** BEGIN Data shown **

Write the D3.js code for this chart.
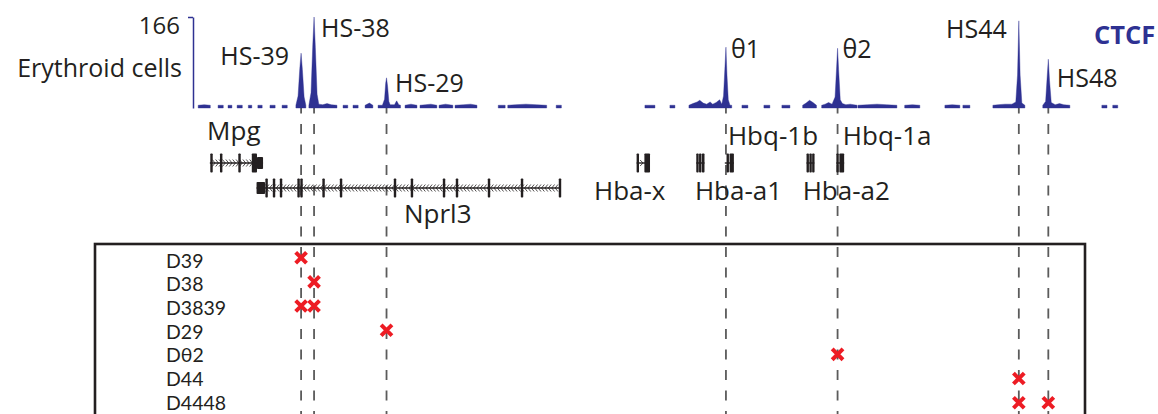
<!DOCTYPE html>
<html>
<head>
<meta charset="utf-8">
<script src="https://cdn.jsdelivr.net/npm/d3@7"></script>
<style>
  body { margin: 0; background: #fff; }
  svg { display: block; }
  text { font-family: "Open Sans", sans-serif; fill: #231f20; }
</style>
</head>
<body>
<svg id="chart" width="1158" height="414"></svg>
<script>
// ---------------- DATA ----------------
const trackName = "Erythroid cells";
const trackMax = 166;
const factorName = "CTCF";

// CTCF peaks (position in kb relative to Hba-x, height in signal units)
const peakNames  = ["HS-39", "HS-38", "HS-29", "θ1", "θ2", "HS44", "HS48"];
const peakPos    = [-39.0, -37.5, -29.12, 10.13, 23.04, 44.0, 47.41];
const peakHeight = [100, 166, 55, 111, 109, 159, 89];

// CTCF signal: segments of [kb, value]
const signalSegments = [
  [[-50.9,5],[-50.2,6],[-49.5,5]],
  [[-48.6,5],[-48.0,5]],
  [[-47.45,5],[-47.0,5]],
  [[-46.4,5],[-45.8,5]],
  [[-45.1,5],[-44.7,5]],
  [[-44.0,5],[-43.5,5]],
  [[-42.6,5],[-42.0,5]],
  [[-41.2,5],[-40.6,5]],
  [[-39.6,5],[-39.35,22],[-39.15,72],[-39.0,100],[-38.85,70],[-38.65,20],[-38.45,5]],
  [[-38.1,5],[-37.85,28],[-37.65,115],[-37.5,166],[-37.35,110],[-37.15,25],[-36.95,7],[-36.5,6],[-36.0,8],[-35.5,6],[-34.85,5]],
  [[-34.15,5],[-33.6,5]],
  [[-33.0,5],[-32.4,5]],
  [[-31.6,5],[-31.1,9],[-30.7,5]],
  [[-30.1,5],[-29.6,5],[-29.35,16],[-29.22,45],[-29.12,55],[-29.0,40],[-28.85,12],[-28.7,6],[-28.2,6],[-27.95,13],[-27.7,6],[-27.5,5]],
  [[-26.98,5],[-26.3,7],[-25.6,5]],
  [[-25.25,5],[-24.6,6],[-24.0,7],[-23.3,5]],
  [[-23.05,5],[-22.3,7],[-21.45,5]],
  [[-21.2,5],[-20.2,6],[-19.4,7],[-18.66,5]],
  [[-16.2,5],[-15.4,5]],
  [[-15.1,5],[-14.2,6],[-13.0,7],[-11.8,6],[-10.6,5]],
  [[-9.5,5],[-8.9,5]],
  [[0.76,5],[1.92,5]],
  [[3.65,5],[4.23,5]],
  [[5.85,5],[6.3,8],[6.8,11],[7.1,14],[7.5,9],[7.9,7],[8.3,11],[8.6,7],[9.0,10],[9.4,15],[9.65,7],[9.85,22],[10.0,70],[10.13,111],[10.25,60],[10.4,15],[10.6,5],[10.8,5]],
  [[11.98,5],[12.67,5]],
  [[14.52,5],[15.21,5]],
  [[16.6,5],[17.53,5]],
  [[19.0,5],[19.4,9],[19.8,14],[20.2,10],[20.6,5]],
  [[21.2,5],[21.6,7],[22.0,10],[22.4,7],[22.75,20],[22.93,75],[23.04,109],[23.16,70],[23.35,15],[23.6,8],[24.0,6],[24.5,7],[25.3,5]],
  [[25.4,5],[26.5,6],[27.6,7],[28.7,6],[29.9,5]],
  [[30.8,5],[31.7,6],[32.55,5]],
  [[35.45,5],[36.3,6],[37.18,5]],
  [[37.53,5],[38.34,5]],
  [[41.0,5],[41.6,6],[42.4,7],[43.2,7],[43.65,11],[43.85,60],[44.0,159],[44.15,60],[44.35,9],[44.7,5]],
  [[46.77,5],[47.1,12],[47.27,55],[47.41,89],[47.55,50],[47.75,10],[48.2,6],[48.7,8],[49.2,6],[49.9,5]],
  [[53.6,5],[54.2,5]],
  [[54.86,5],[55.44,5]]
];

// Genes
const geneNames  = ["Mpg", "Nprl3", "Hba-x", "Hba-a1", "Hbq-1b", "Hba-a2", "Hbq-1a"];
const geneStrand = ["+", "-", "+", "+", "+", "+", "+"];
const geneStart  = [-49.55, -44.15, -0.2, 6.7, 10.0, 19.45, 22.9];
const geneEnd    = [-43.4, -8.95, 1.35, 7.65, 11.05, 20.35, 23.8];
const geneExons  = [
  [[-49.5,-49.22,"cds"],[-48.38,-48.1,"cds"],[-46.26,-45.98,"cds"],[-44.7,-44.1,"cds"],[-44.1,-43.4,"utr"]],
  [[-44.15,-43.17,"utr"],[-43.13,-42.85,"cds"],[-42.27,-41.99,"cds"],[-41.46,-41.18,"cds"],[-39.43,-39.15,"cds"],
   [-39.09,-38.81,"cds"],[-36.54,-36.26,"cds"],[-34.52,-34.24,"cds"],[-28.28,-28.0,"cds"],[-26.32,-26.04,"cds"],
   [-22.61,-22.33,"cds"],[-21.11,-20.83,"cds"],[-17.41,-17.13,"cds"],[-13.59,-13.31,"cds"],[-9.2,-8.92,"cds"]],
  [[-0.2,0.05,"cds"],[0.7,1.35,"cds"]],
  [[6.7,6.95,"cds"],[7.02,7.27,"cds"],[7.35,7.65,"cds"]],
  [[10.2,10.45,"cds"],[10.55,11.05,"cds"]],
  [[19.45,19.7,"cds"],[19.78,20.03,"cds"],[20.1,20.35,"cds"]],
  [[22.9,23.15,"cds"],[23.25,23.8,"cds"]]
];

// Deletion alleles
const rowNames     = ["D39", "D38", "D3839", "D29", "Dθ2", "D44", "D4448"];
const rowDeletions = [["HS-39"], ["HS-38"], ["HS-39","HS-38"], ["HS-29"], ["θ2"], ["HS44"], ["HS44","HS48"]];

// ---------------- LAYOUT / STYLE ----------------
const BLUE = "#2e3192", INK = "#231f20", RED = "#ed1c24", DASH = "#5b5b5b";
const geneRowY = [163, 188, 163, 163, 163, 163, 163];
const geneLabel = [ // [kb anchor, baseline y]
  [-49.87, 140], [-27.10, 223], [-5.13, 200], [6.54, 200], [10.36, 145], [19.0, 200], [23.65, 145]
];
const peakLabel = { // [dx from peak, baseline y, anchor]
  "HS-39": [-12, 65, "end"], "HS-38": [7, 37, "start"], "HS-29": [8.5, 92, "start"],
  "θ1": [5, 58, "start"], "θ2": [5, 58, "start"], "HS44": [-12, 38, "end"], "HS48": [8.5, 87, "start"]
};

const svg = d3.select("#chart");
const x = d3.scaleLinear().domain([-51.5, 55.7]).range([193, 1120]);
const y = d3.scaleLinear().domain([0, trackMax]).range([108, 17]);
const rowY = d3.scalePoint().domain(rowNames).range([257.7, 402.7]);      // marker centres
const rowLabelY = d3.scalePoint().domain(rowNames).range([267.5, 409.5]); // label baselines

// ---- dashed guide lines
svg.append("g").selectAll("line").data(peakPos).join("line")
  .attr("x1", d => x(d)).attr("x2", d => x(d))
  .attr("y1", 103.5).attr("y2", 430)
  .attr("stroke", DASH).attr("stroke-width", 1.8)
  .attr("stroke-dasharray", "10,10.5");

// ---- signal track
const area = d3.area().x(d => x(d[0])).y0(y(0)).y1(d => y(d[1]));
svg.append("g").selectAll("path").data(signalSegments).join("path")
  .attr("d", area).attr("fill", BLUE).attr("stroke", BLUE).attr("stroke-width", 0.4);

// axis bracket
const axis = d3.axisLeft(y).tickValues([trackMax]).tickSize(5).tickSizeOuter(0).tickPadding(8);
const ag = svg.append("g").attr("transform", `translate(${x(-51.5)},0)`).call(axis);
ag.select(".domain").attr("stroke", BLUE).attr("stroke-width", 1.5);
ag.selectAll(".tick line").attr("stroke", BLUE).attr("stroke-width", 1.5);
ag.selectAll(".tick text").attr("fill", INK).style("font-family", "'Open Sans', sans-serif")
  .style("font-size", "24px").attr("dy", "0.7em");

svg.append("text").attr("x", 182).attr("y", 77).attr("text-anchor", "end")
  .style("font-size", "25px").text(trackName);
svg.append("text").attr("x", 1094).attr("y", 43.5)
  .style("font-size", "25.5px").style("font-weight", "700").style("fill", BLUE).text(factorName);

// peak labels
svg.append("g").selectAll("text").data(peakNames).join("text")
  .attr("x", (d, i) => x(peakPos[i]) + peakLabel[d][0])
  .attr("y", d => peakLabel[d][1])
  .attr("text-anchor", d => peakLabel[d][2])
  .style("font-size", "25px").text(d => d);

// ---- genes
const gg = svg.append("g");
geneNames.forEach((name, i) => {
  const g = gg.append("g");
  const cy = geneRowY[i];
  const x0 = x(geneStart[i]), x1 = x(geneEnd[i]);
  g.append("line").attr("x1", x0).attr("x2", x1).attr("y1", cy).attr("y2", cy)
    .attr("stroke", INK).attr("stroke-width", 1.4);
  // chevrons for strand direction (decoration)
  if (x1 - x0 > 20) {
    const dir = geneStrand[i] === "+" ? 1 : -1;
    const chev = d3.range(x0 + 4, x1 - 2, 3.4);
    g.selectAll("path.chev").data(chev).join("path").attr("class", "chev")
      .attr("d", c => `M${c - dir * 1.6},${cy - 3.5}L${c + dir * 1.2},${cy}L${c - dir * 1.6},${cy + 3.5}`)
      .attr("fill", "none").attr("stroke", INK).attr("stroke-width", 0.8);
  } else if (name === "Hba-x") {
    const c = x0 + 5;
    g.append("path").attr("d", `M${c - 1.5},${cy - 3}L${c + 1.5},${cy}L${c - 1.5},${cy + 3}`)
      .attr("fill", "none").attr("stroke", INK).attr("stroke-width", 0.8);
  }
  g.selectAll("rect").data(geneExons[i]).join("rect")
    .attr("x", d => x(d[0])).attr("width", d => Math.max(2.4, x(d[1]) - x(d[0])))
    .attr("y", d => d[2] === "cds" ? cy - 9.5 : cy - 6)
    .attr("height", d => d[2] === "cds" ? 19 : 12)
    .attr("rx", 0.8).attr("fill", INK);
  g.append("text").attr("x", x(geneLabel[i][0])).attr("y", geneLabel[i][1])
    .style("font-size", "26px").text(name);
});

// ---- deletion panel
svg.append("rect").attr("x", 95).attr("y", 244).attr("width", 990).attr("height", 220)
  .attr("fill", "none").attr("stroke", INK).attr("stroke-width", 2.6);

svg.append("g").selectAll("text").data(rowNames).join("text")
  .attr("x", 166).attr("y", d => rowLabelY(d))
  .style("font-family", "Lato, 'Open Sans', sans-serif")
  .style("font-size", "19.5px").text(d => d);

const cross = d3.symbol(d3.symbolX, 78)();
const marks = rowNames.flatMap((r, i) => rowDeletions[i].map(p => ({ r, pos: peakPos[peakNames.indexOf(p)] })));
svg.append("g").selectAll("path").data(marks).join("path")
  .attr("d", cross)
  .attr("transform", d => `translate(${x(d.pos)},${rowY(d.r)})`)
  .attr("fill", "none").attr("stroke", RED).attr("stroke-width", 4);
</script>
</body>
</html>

** END Data shown **

→ Written problem
Repeat, word for word and with no pictures, only the lines running from the beginning of the data to the line that contains "const peakHeight = [100, 166, 55, 111, 109, 159, 89];".

→ Solution for this task
Write the D3.js code for this chart.
<!DOCTYPE html>
<html>
<head>
<meta charset="utf-8">
<script src="https://cdn.jsdelivr.net/npm/d3@7"></script>
<style>
  body { margin: 0; background: #fff; }
  svg { display: block; }
  text { font-family: "Open Sans", sans-serif; fill: #231f20; }
</style>
</head>
<body>
<svg id="chart" width="1158" height="414"></svg>
<script>
// ---------------- DATA ----------------
const trackName = "Erythroid cells";
const trackMax = 166;
const factorName = "CTCF";

// CTCF peaks (position in kb relative to Hba-x, height in signal units)
const peakNames  = ["HS-39", "HS-38", "HS-29", "θ1", "θ2", "HS44", "HS48"];
const peakPos    = [-39.0, -37.5, -29.12, 10.13, 23.04, 44.0, 47.41];
const peakHeight = [100, 166, 55, 111, 109, 159, 89];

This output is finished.